There are two relevant legal opinions, traditional and modern. In the traditional opinion, you pay zakat on an exploited asset from the wealth growth, or profit, it has generated plus its appraised value at 2.5 percent, based on the zakat rate of income, once each zakat year (hawl). The zakat payer deducts costs (taxes, wags, debt, maintenance, etc.) from the growth of an exploited asset, and figures in good or bad loans to others accordingly (see Loans and Zakat). So a simple formula after deductions for this ruling would be as follows:
asset (hawl) income + asset (hawl) value x 2.5% = due zakat (on zakat due date)
How is income calculated for the zakat year on an exploited building?
The passage of a zakat year does not apply on individual payments received through rent or as earned income. It means that the net earning and value of the asset – even a rental fee that comes in the day before the zakat year ends – is calculated and paid on the zakat due date. The zakat must be paid on an established annual date in which one pays zakat on all income.
You cited a “traditional fiqh ruling.” What is the modern scholarly opinion for zakat on exploited assets?
The modern opinion has become increasingly recognized as a sounder legal ruling.
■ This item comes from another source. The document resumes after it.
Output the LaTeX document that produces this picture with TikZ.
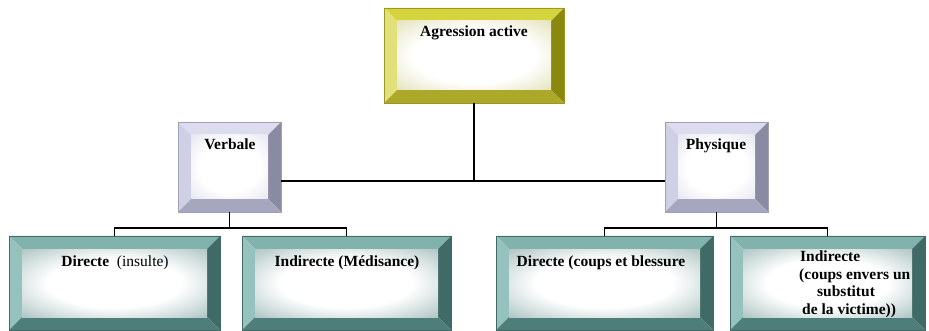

The late Shaykh Yusuf Al-Qardawi (and three other modern scholars that preceded him) base their ruling on zakat on exploited assets on an analogy with zakat due on agricultural land (with some modifications). Notably, they add in their ruling the fixed assets of industrial equipment, manufacturing plants, and machinery on the grounds that they are not tools of a craftsman (which have no zakat due on them, like a plumbers tools or a scholars books, etc.), but are rather productive and growing capital, and so should have zakat assessed and paid on them, as well.
Shaykh Yusuf makes a further distinction between these productive assets by categorizing them as “fixed” (the industrial plants, etc.) or mobile (like vehicles or honey-producing bees). The analogy with agriculture is that while its land is zakat-exempt, the growth of the land (i.e., the crop) is zakatable at the rate of 10 percent of the net harvest value, if naturally watered, and 5 percent of the harvest yield, if irrigated.
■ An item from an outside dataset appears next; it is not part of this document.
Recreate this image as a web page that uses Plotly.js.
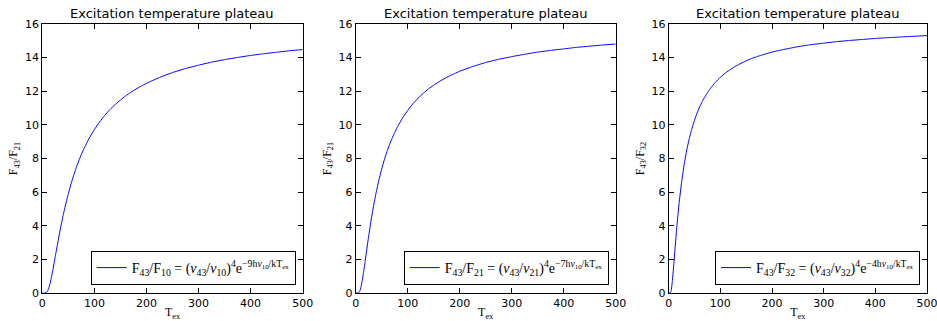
<!DOCTYPE html>
<html>
<head>
<meta charset="utf-8">
<script src="https://cdn.plot.ly/plotly-3.0.1.min.js"></script>
<style>html,body{margin:0;padding:0;background:#fff;}#chart{width:937px;height:321px;}</style>
</head>
<body>
<div id="chart"></div>
<script>
// Excitation temperature (K)
const tex1 = [0, 2, 5, 8, 10, 12, 15, 18, 20, 25, 30, 35, 40, 45, 50, 55, 60, 65, 70, 75, 80, 90, 100, 110, 120, 130, 140, 150, 160, 170, 180, 190, 200, 225, 250, 275, 300, 325, 350, 375, 400, 425, 450, 475, 500];
const ratio1 = [0, 0, 0.001, 0.032, 0.110, 0.252, 0.579, 1.006, 1.327, 2.18, 3.04, 3.86, 4.61, 5.29, 5.91, 6.47, 6.98, 7.44, 7.86, 8.24, 8.59, 9.20, 9.72, 10.17, 10.57, 10.91, 11.21, 11.48, 11.72, 11.94, 12.13, 12.31, 12.47, 12.82, 13.11, 13.35, 13.55, 13.73, 13.88, 14.01, 14.13, 14.23, 14.32, 14.41, 14.48];

const tex2 = [0, 2, 5, 8, 10, 12, 15, 18, 20, 25, 30, 35, 40, 45, 50, 55, 60, 65, 70, 75, 80, 90, 100, 110, 120, 130, 140, 150, 160, 170, 180, 190, 200, 225, 250, 275, 300, 325, 350, 375, 400, 425, 450, 475, 500];
const ratio2 = [0, 0, 0.007, 0.127, 0.334, 0.635, 1.21, 1.86, 2.31, 3.40, 4.40, 5.29, 6.08, 6.77, 7.38, 7.92, 8.40, 8.82, 9.20, 9.55, 9.86, 10.41, 10.86, 11.25, 11.59, 11.88, 12.14, 12.36, 12.56, 12.74, 12.90, 13.05, 13.19, 13.47, 13.71, 13.90, 14.06, 14.20, 14.33, 14.43, 14.52, 14.61, 14.68, 14.75, 14.81];

const tex3 = [0, 2, 3, 4, 5, 6, 7, 8, 9, 10, 12, 15, 18, 20, 25, 30, 35, 40, 45, 50, 55, 60, 65, 70, 75, 80, 90, 100, 110, 120, 130, 140, 150, 160, 170, 180, 190, 200, 225, 250, 275, 300, 325, 350, 375, 400, 425, 450, 475, 500];
const ratio3 = [0, 0, 0.010, 0.064, 0.193, 0.402, 0.681, 1.01, 1.37, 1.75, 2.54, 3.67, 4.69, 5.30, 6.61, 7.66, 8.51, 9.21, 9.79, 10.28, 10.71, 11.07, 11.39, 11.67, 11.92, 12.14, 12.52, 12.83, 13.09, 13.31, 13.50, 13.66, 13.81, 13.94, 14.05, 14.15, 14.24, 14.33, 14.50, 14.65, 14.77, 14.86, 14.95, 15.02, 15.08, 15.14, 15.19, 15.23, 15.27, 15.31];

const panelTitle = "Excitation temperature plateau";
const yLabels = ["F<sub>43</sub>/F<sub>21</sub>", "F<sub>43</sub>/F<sub>21</sub>", "F<sub>43</sub>/F<sub>32</sub>"];
const xLabel = "T<sub>ex</sub>";
const legendNames = [
  "F<sub>43</sub>/F<sub>10</sub> = (<i>ν</i><sub>43</sub>/<i>ν</i><sub>10</sub>)<sup>4</sup>e<sup>−9h<i>ν</i><sub>10</sub>/kT<sub>ex</sub></sup>",
  "F<sub>43</sub>/F<sub>21</sub> = (<i>ν</i><sub>43</sub>/<i>ν</i><sub>21</sub>)<sup>4</sup>e<sup>−7h<i>ν</i><sub>10</sub>/kT<sub>ex</sub></sup>",
  "F<sub>43</sub>/F<sub>32</sub> = (<i>ν</i><sub>43</sub>/<i>ν</i><sub>32</sub>)<sup>4</sup>e<sup>−4h<i>ν</i><sub>10</sub>/kT<sub>ex</sub></sup>"
];
const xTicks = [0, 100, 200, 300, 400, 500];
const yTicks = [0, 2, 4, 6, 8, 10, 12, 14, 16];

const W = 937, H = 321;
const mL = 42, mR = 10, mT = 24, mB = 28;
const pw = W - mL - mR, ph = H - mT - mB;
const domainsPx = [[42.3, 302.7], [355.7, 615.7], [668.7, 927]];
const domains = domainsPx.map(d => [(d[0] - mL) / pw, (d[1] - mL) / pw]);

const xs = [tex1, tex2, tex3], ys = [ratio1, ratio2, ratio3];
const traces = xs.map((x, i) => ({
  x: x, y: ys[i], type: 'scatter', mode: 'lines',
  line: {color: '#0000ff', width: 1, shape: 'spline', smoothing: 0.4},
  name: legendNames[i],
  xaxis: i === 0 ? 'x' : 'x' + (i + 1),
  yaxis: i === 0 ? 'y' : 'y' + (i + 1),
  legend: i === 0 ? 'legend' : 'legend' + (i + 1),
  showlegend: true
}));

const tickFont = {family: 'DejaVu Sans, sans-serif', size: 11, color: '#000'};
const serif = 'Liberation Serif, DejaVu Serif, serif';

const layout = {
  width: W, height: H,
  margin: {l: mL, r: mR, t: mT, b: mB},
  paper_bgcolor: '#fff', plot_bgcolor: '#fff',
  showlegend: true,
  annotations: [],
  font: {family: 'DejaVu Sans, sans-serif', color: '#000'}
};

for (let i = 0; i < 3; i++) {
  const sx = i === 0 ? '' : String(i + 1);
  layout['xaxis' + sx] = {
    domain: domains[i], range: [0, 500], anchor: 'y' + sx,
    tickvals: xTicks, ticktext: xTicks.map(String),
    ticks: 'inside', ticklen: 5, tickcolor: '#000', tickwidth: 1,
    showline: true, linecolor: '#000', linewidth: 1, mirror: 'ticks',
    showgrid: false, zeroline: false, tickfont: tickFont,
    ticklabeloverflow: 'allow',
    title: {text: xLabel, font: {family: serif, size: 12, color: '#000'}, standoff: 5}
  };
  layout['yaxis' + sx] = {
    domain: [0, 1], range: [0, 16], anchor: 'x' + sx,
    tickvals: yTicks, ticktext: yTicks.map(String),
    ticks: 'inside', ticklen: 5, tickcolor: '#000', tickwidth: 1,
    showline: true, linecolor: '#000', linewidth: 1, mirror: 'ticks',
    showgrid: false, zeroline: false, tickfont: tickFont,
    ticklabeloverflow: 'allow',
    title: {text: yLabels[i], font: {family: serif, size: 12, color: '#000'}, standoff: 4}
  };
  layout[i === 0 ? 'legend' : 'legend' + (i + 1)] = {
    x: domains[i][1] - 7 / pw, xanchor: 'right', xref: 'paper',
    y: 8 / ph, yanchor: 'bottom', yref: 'paper',
    bgcolor: '#fff', bordercolor: '#000', borderwidth: 1,
    font: {family: serif, size: 14, color: '#000'},
    itemwidth: 30
  };
  layout.annotations.push({
    text: panelTitle, xref: 'paper', yref: 'paper',
    x: (domains[i][0] + domains[i][1]) / 2, y: 1, xanchor: 'center', yanchor: 'bottom',
    yshift: 1, showarrow: false,
    font: {family: 'DejaVu Sans, sans-serif', size: 13, color: '#000'}
  });
}

Plotly.newPlot('chart', traces, layout, {displayModeBar: false, staticPlot: true});
</script>
</body>
</html>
So Shaykh Yusuf likens productive exploited assets that are fixed, and fixed industrial assets, to the non-irrigated crop zakat rate (10 percent) “when it is possible to know the net income after deducting costs, as is the case in business corporations.”
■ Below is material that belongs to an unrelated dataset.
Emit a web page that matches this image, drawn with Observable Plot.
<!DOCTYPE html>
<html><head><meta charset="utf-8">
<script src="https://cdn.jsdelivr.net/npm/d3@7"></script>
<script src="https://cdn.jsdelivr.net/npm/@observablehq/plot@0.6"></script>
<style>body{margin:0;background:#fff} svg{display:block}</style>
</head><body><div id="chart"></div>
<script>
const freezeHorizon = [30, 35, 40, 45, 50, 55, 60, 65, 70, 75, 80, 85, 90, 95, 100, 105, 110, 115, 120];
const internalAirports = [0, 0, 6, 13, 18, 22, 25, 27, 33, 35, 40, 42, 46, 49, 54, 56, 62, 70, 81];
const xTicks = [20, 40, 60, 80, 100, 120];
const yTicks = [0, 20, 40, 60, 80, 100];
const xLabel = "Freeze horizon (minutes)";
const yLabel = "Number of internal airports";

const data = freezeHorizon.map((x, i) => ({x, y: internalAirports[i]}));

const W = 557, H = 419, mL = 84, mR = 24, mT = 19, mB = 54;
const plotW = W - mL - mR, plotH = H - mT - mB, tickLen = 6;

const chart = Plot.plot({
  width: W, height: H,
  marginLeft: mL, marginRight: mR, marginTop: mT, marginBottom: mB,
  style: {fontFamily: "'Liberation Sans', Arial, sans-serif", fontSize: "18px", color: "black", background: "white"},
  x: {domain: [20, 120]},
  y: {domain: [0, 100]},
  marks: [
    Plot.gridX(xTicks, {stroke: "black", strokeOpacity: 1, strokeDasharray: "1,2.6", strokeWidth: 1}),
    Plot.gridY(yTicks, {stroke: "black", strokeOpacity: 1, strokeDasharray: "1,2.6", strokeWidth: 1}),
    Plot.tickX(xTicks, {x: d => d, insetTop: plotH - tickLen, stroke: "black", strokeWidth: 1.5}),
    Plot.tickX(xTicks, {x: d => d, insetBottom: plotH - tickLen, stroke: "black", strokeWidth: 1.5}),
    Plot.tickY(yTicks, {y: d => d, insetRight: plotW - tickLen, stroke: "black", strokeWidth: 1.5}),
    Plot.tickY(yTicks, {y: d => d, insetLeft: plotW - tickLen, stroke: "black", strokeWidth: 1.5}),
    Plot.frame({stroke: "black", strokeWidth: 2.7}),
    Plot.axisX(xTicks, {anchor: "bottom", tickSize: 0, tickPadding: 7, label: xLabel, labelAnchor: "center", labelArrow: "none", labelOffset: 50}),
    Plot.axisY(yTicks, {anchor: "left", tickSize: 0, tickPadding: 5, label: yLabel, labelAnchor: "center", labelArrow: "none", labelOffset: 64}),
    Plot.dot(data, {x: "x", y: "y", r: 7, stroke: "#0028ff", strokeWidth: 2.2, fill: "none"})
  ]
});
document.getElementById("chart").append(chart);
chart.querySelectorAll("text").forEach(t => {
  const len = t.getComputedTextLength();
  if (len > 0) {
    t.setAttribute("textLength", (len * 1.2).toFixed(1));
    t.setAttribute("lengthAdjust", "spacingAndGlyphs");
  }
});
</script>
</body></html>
But if it is difficult to determine net income, then “Zakat is calculated at the rate of 5 percent of the profit” for the exploited assets that are fixed and fixed industrial assets (see Al-Qardawi, Fiqh az-Zakat, 305-06).
He also notes that all forms of productive capital that produce profitable investment, even in the agricultural business sector (this is different than family farming), should be treated like exploited and fixed assets (as, say, rented buildings or factories), using the same zakat criteria and calculation methods. (See Is Zakat Owed on Rental Property?)
You said a year does not have to pass on received payments from an asset for zakat to be paid on it. Please explain this?
In both opinions cited here about zakat on of productive assets, a zakat year only has to pass on the nisab, or wealth threshold at which zakat becomes due on that wealth-type) (See Nisab and Zakat Calculation in a Nutshell).
The practical difference between the two rulings (the modern one based on analogy with agricultural land, the traditional one on income) is only the zakat rate. But both opinions say that the hawl, or zakat year, need not elapse over all the wealth before it is zakatable.
This is true for crops. Their zakat is due upon harvest, for obvious reasons. But it also holds for other zakat models under these opinions. Their zakat comes due on the zakat maturity date.
Like the multi-seasonal harvest of a crop, or mined minerals, the collection of productive assets is multiple (throughout the zakat year). Therefore, the zakat must be paid on the accumulated amount on the zakat due date. The hawl (zakat year) for all of these must elapse on the nisab only.
This can be a point of confusion, so it should be emphasized. With (productive) fixed and exploited assets – just like with personal wealth – zakat is paid on all net income for the zakat year. It is paid on the zakat due date for everything that remains with one after basic living expenses for oneself and one’s dependents have been paid out for that year. So a zakat year does not have to elapse on each dollar received.